Certified nutritionists Tamara Green and Sarah Grossman explain the connection between diet and mental health – and share delicious, mood-boosting recipes for every meal of the day – in their new cookbook Good Food, Good Mood: 100 Nourishing Recipes to Support Mind and Body Wellness. This recipe is tied to a special memory of Grossman’s: she writes, “Many years ago, I went on a women’s retreat and fell in love with a sweet potato noodle dish they served, a recipe by [motivational speaker] Rachel Molenda. This dish is inspired by that. Sweet potatoes provide vitamins, phytonutrients, and fibre to support your gut and neurotransmitters to help you feel balanced, focused, and joyful. You’ll love this creamy and tangy almond butter sauce – it works on any vegetable, so sub in whatever you have.”
Sweet Potato Noodles With Almond Sauce and Tempeh
Ingredients
Almond Sauce
- ⅓ cup tamari
- ¼ cup freshly squeezed lime
- juice about 1½ limes
- ⅓ cup natural almond butter
- 1½ tbsp maple syrup
- 1 small garlic clove minced
- ¼-⅓ cup water
Sweet Potato Noodles and Tempeh
- 1-3 tbsp extra virgin olive oil divided
- 3 garlic cloves sliced
- 1 head broccoli cut in florets
- 1½ lb sweet potato (about 2 medium) spiralized, or store-bought spiralized sweet potato noodles
- 3 cups shredded green cabbage
- 1 8-oz block tempeh cubed
- 1 lime cut in 4 wedges
- ¼ cup chopped cilantro for garnish
- ⅓ cup roasted cashews for garnish
Instructions
Almond Sauce
- Place the tamari, lime juice, almond butter, maple syrup, garlic and water in a blender (you can add water as desired). Blend until you have a smooth sauce. Set aside.
Sweet Potato Noodles and Tempeh
- Heat 1 tbsp of oil in a large skillet set over medium-high heat. Once hot, add the garlic and cook for 30 seconds or until fragrant. Add the broccoli and sauté for 2 to 3 minutes; it will turn bright green. Toss in the sweet potato noodles and stir-fry for 5 to 7 minutes, until they begin to soften. If the pan is getting dry, add an additional 1 tbsp of oil. Add the cabbage and cook for 5 minutes, stirring occasionally. Once the veggies are tender, transfer to a large bowl and set aside.
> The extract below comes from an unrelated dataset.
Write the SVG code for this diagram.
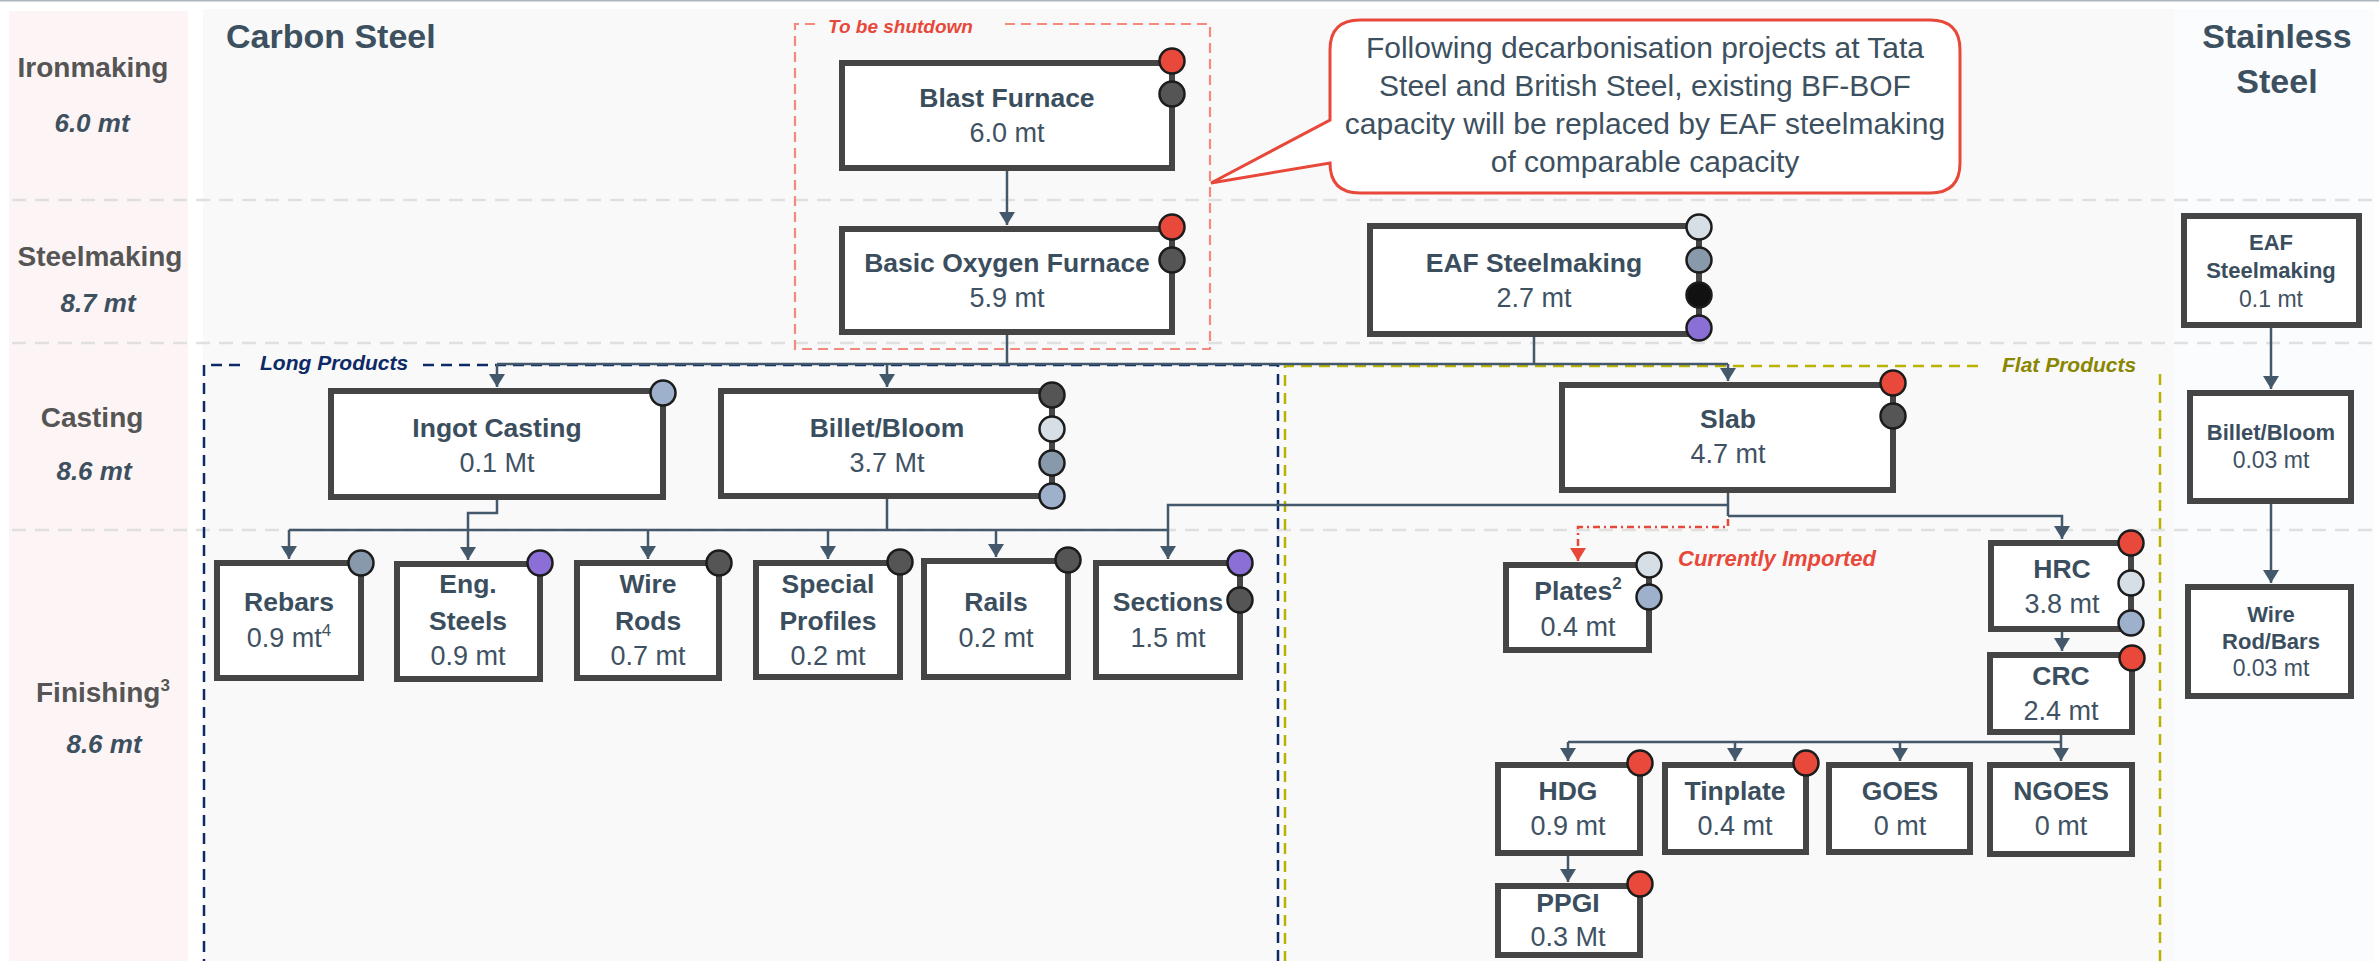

- Place the skillet back on the heat. Heat the remaining 1 tbsp oil over medium-high heat and sear the tempeh on one side for about 4 minutes, until crisp, then flip and sear on the second side for about 3 minutes, until crisp.
- Transfer the tempeh to the bowl with the veggies and toss together. Gradually add the sauce.
- Garnish with the cilantro and cashews, and serve each portion with a lime wedge.